I need some help with a question from my textbook for dynamical systems with complex numbers.
Let $q_c(z)=z^2+c$.
a) Prove that if $|z|\geq |c|$ and $|z|>2$, then $|q_c(z)|>|z|$ and $z$ is in the stable set of infinity.
b) Use part (a) to show that if $|c|>2$, then $q_c^n(0)$ tends to $\infty$.

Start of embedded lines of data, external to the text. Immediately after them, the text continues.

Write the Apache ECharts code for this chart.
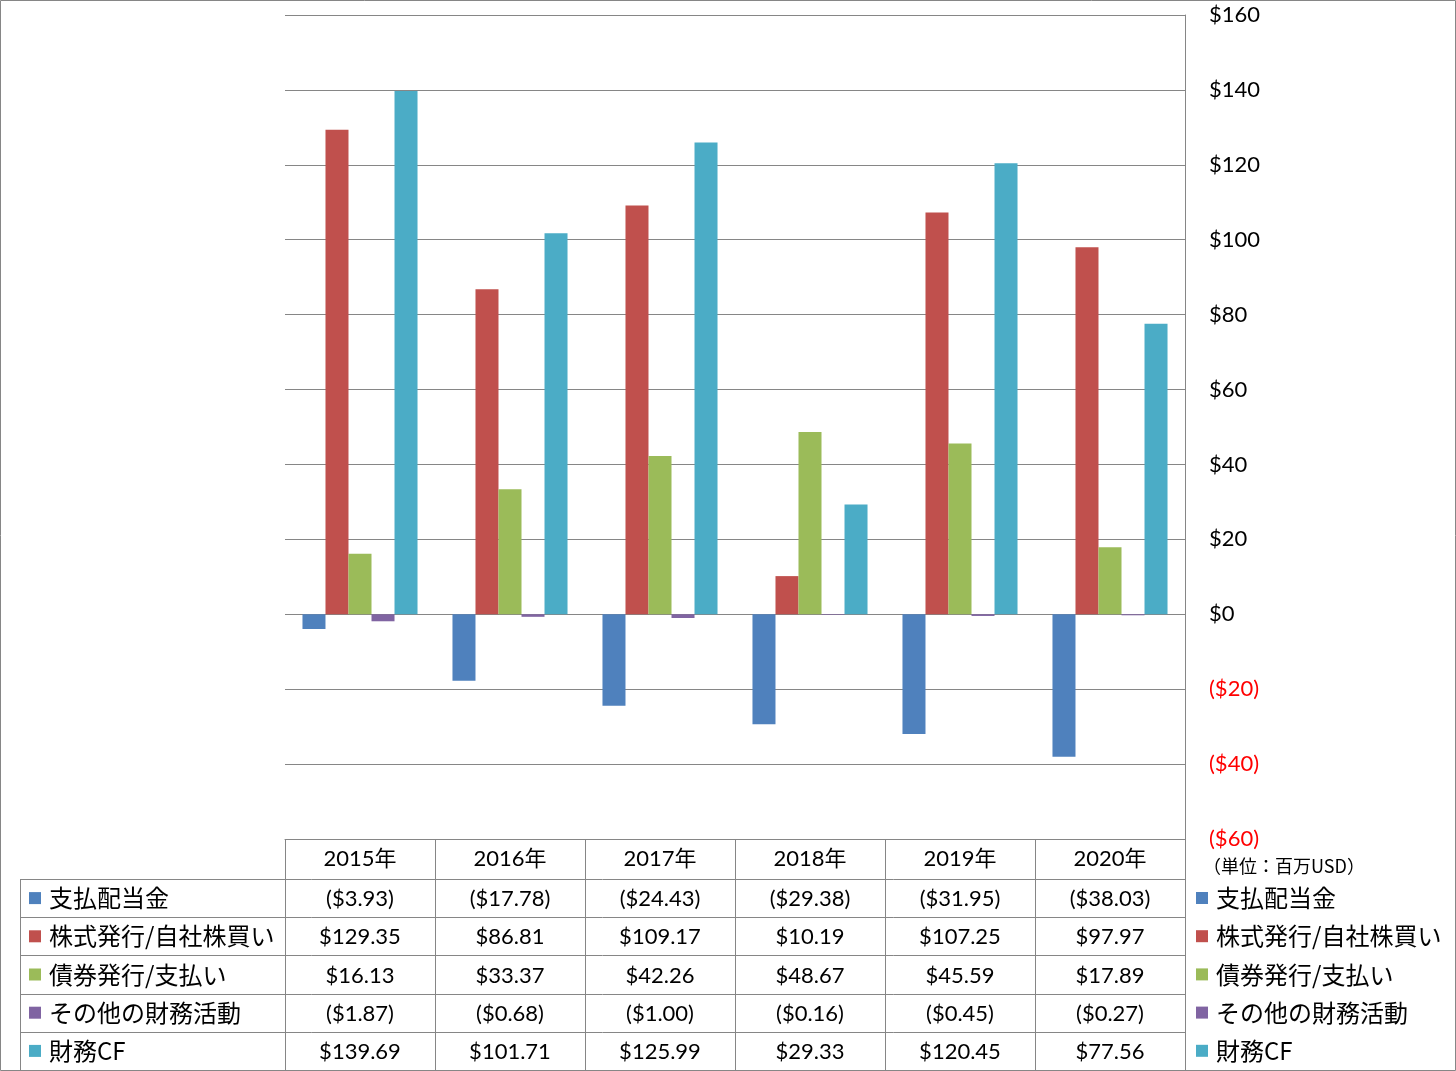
<!DOCTYPE html>
<html><head><meta charset="utf-8">
<script src="https://cdn.jsdelivr.net/npm/echarts@6/dist/echarts.min.js"></script>
<style>html,body{margin:0;padding:0;background:#fff}#c{width:1456px;height:1071px}</style>
</head><body><div id="c"></div>
<script>
const years = ['2015年','2016年','2017年','2018年','2019年','2020年'];
const seriesNames = ['支払配当金','株式発行/自社株買い','債券発行/支払い','その他の財務活動','財務CF'];
const dividends = [-3.93, -17.78, -24.43, -29.38, -31.95, -38.03];
const stockIssue = [129.35, 86.81, 109.17, 10.19, 107.25, 97.97];
const debtIssue = [16.13, 33.37, 42.26, 48.67, 45.59, 17.89];
const otherFin = [-1.87, -0.68, -1.00, -0.16, -0.45, -0.27];
const finCF = [139.69, 101.71, 125.99, 29.33, 120.45, 77.56];
const seriesData = [dividends, stockIssue, debtIssue, otherFin, finCF];
const colors = ['#4F81BD','#C0504D','#9BBB59','#8064A2','#4BACC6'];
const yMin = -60, yMax = 160, yStep = 20;
const unitLabel = '（単位：百万USD）';

const NUM_FONT = 'Lato, "Noto Sans CJK JP", sans-serif';
const JP_FONT = '"Noto Sans CJK JP", Lato, sans-serif';
const GRAY = '#868686';

function money(v, d){
  const s = '$' + Math.abs(v).toFixed(d);
  return v < 0 ? '(' + s + ')' : s;
}

const chart = echarts.init(document.getElementById('c'), null, {renderer:'canvas'});
const option = {
  animation:false,
  color: colors,
  grid:{left:285, right:271, top:15, bottom:232},
  legend:{
    orient:'vertical', left:1191, top:880,
    icon:'rect', itemWidth:12, itemHeight:12, itemGap:12.2,
    textStyle:{fontFamily:JP_FONT, fontSize:24, color:'#000', lineHeight:26, padding:[0,0,0,3]},
    data: seriesNames
  },
  xAxis:{
    type:'category', data: years, position:'bottom',
    axisLine:{onZero:false, lineStyle:{color:GRAY, width:1}},
    axisTick:{show:true, alignWithLabel:false, length:40, lineStyle:{color:GRAY}},
    axisLabel:{margin:9, fontFamily:NUM_FONT, fontSize:22, color:'#000'}
  },
  yAxis:{
    type:'value', position:'right', min:yMin, max:yMax, interval:yStep,
    axisLine:{show:true, lineStyle:{color:GRAY}},
    axisTick:{show:false},
    splitLine:{lineStyle:{color:GRAY, width:1}},
    axisLabel:{margin:24, fontFamily:NUM_FONT, fontSize:22,
      color:(v)=> Number(v) < 0 ? '#FF0000' : '#000',
      formatter:(v)=> money(v,0)}
  },
  series: seriesNames.map((n,i)=>({
    name:n, type:'bar', data:seriesData[i],
    barGap:'0%', barCategoryGap:'23.3%',
    itemStyle:{color:colors[i]}
  }))
};
chart.setOption(option);

// build the data table from arrays
const c0 = chart.convertToPixel({xAxisIndex:0}, 0);
const c1 = chart.convertToPixel({xAxisIndex:0}, 1);
const band = c1 - c0;
const xLeft = c0 - band/2;
const xRight = xLeft + band*years.length;
const yBottomAxis = chart.convertToPixel({yAxisIndex:0}, yMin);
const headerBottom = yBottomAxis + 40;
const rowH = 38.2;
const tableBottom = headerBottom + rowH*seriesNames.length;
const labelLeft = 20;

const g = [];
g.push({type:'rect', shape:{x:0.5,y:0.5,width:1455,height:1070}, style:{fill:null, stroke:GRAY, lineWidth:1}, silent:true});
for(let r=0;r<=seriesNames.length;r++){
  const y = Math.round(headerBottom + r*rowH) + 0.5;
  g.push({type:'line', shape:{x1:labelLeft, y1:y, x2:xRight, y2:y}, style:{stroke:GRAY, lineWidth:1}, silent:true});
}
const vx = [labelLeft];
for(let k=0;k<=years.length;k++) vx.push(xLeft + k*band);
vx.forEach(x=>{
  const xx = Math.round(x)+0.5;
  g.push({type:'line', shape:{x1:xx, y1:headerBottom, x2:xx, y2:tableBottom}, style:{stroke:GRAY, lineWidth:1}, silent:true});
});
seriesNames.forEach((n,r)=>{
  const cy = headerBottom + r*rowH + rowH/2;
  g.push({type:'rect', shape:{x:29, y:cy-6, width:12, height:12}, style:{fill:colors[r]}, silent:true});
  g.push({type:'text', x:49, y:cy, style:{text:n, fontFamily:JP_FONT, fontSize:24, fill:'#000', verticalAlign:'middle', align:'left'}, silent:true});
  seriesData[r].forEach((v,k)=>{
    const cx = chart.convertToPixel({xAxisIndex:0}, k);
    g.push({type:'text', x:cx, y:cy+1, style:{text:money(v,2), fontFamily:NUM_FONT, fontSize:22, fill:'#000', align:'center', verticalAlign:'middle'}, silent:true});
  });
});
g.push({type:'text', x:1203, y:866, style:{text:unitLabel, fontFamily:JP_FONT, fontSize:18, fill:'#000', verticalAlign:'middle'}, silent:true});
chart.setOption({graphic:g});
</script>
</body></html>
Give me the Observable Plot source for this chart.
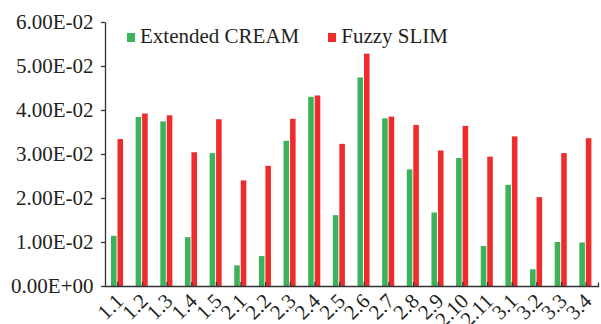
<!DOCTYPE html>
<html>
<head>
<meta charset="utf-8">
<script src="https://cdn.jsdelivr.net/npm/d3@7"></script>
<script src="https://cdn.jsdelivr.net/npm/@observablehq/plot@0.6"></script>
<style>
  body { margin: 0; background: #fff; }
  #wrap { position: relative; width: 601px; height: 324px; font-family: "Liberation Serif", "Times New Roman", serif; color: #231f20; }
  .legend { position: absolute; top: 24px; left: 127px; display: flex; align-items: center; font-size: 21px; line-height: 24px; white-space: nowrap; }
  .item { display: flex; align-items: center; }
  .sw { width: 8px; height: 9px; margin-right: 5px; margin-top: 2px; }
</style>
</head>
<body>
<div id="wrap"></div>
<script>
const categories = ["1.1","1.2","1.3","1.4","1.5","2.1","2.2","2.3","2.4","2.5","2.6","2.7","2.8","2.9","2.10","2.11","3.1","3.2","3.3","3.4"];
const seriesNames = ["Extended CREAM", "Fuzzy SLIM"];
const extendedCream = [0.0114,0.0384,0.0374,0.0111,0.0302,0.0047,0.0068,0.0330,0.0430,0.0161,0.0474,0.0381,0.0265,0.0167,0.0291,0.0091,0.0230,0.0038,0.0100,0.0099];
const fuzzySlim     = [0.0334,0.0392,0.0388,0.0304,0.0379,0.0240,0.0273,0.0380,0.0433,0.0323,0.0528,0.0385,0.0366,0.0308,0.0364,0.0294,0.0340,0.0202,0.0302,0.0336];
const yTicks = [0, 0.01, 0.02, 0.03, 0.04, 0.05, 0.06];
const colors = ["#3cb35a", "#ef2b2b"];

const fmt = v => {
  const [m, e] = v.toExponential(2).split("e");
  const sign = e[0] === "-" ? "-" : "+";
  const n = Math.abs(+e);
  return `${m}E${sign}${String(n).padStart(2, "0")}`;
};

const rowsA = categories.map((c, i) => ({cat: c, series: seriesNames[0], value: extendedCream[i]}));
const rowsB = categories.map((c, i) => ({cat: c, series: seriesNames[1], value: fuzzySlim[i]}));

const W = 601, H = 324, mL = 105, mR = 3, mT = 22, mB = 38;
const fw = W - mL - mR, fh = H - mT - mB;

const chart = Plot.plot({
  width: W, height: H,
  marginLeft: mL, marginRight: mR, marginTop: mT, marginBottom: mB,
  style: {fontFamily: "'Liberation Serif', 'Times New Roman', serif", fontSize: "21px", color: "#231f20", background: "#fff", overflow: "visible"},
  x: {domain: categories, padding: 0, round: false, label: null, axis: null},
  y: {domain: [0, 0.06], label: null, axis: null},
  color: {domain: seriesNames, range: colors},
  marks: [
    Plot.barY(rowsA, {x: "cat", y: "value", fill: "series", insetLeft: 6, insetRight: 13.1}),
    Plot.barY(rowsB, {x: "cat", y: "value", fill: "series", insetLeft: 12.5, insetRight: 6.6}),
    Plot.frame({stroke: "#333", strokeWidth: 1.3, strokeDasharray: `0 ${fw + fh - 4} ${fw + fh + 8}`}),
    Plot.axisY({ticks: yTicks, tickFormat: fmt, tickSize: 4, tickPadding: 8, label: null, stroke: "#333", strokeWidth: 1.3, fontSize: 21, fill: "#231f20"}),
    Plot.axisX({tickSize: -4, tickFormat: () => "", label: null, stroke: "#333", strokeWidth: 1.3}),
    Plot.axisX({tickSize: 0, tickPadding: 11, dx: 2, tickRotate: -45, label: null, fontSize: 21, fill: "#231f20"})
  ]
});

const wrap = document.getElementById("wrap");
wrap.appendChild(chart);

const legend = document.createElement("div");
legend.className = "legend";
seriesNames.forEach((name, i) => {
  const item = document.createElement("div");
  item.className = "item";
  item.style.marginRight = i === 0 ? "29px" : "0";
  const sw = document.createElement("span");
  sw.className = "sw";
  sw.style.background = colors[i];
  const t = document.createElement("span");
  t.textContent = name;
  item.appendChild(sw);
  item.appendChild(t);
  legend.appendChild(item);
});
wrap.appendChild(legend);
</script>
</body>
</html>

The book has an example that if I let $|z|>|c|+1$ I can show that $q(z)=z^{2}+c \geq |z^{2}|-|c| \geq (|c|+1)^{2}-|c|=|c|^{2}+|c|+1$ and then by induction it would follow that this $z$ is in the stable set of infinity since the right side of this equation would get larger by every iteration. Now I'm thinking, in a same fashion, that since $|z|\geq 2>|c|$ it would follow that $|z^{2}+c| \geq |4|+|c|$ and then each iteration would get larger and thus approach infinity. Is But it doesn't feel legit, I feel like I'm missing the point. I would like some suggestions/answers on how to do this..
Thanks in advance
As regards (a), we have that $|z|\geq |c|$ and $|z|>2$ imply $$|q_c(z)|\geq |z|^2-|c|= |z|(|z|-1)-|c|+|z|>|c|(2-1)-|c|+|z|=|z|.$$ For (b), if $|c|>2$ then $f(z):=|q_c(z)|-|z|>0$ for $|z|\geq |c|$. Note that as $|z|\to +\infty$ $$f(z)=|q_c(z)|-|z|\geq |z|^2-|c|-|z|\to +\infty,$$ therefore the non-negative continuous function $f$ has a positive minimum value $a>0$ over the closed set $|z|\geq |c|$. Therefore if $|z|\geq |c|$ then $|q_c(z)|\geq |z|+a\geq |c|$ and $$|q_c^n(0)|=|q_c^{n-1}(c)|\geq |q_c^{n-2}(c)|+a\geq |q_c^{n-3}(c)|+2a\geq |c|+(n-1)a\to +\infty$$ which proves (b).